On Thursday, the 30th of March, the European Parliament adopted new rules and binding pay-transparency measures to address the gender pay gap across the EU. The EU legislation also covers the rights of non-binary people and will tackle intersectional discrimination.
Three key measures include:
- Pay transparency – Employers must provide pay information prior to employment and are prohibited to ask prospective workers about their pay history of their former and current employment relationship. Under the pay transparency directive, EU companies will be required to share information about how much they pay women and men for work of equal value, and take action if their gender pay gap exceeds 5%. The EDGE Standard tolerance threshold of 5% for measuring the Unexplained Gender Pay Gap is aligned with the 5% threshold set by the EU Pay Transparency Directive.
- Right to information – Workers shall have the right to receive information on their individual pay level and the average pay levels, disaggregated by gender, for categories of workers doing the same work as them or work of equal value to theirs.

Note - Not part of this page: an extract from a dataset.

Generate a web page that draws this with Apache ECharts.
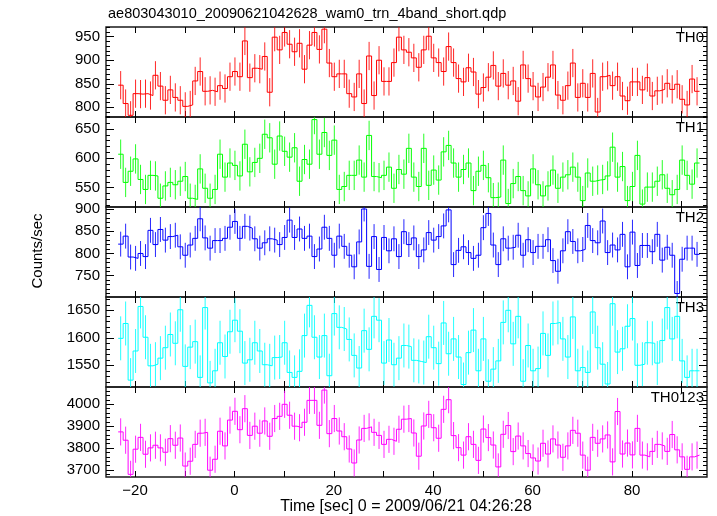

- Pay gap reporting – Employers with more than 100 workers need to report certain information on salary differences, such as the pay gap (average pay gap is acceptable here), between female and male workers in their organization – a threshold of +/-5% is applied with additional measures required where this threshold is not met, with member states able to impose penalties thereafter.
What happens next:
- The European Council has to formally approve the agreement, if successful, the text is signed into law.
- Member states are obligated to implement the Pay Transparency Directive into their national laws, regulations, and administrative provisions within three years after the Pay Transparency Directive’s entry into force.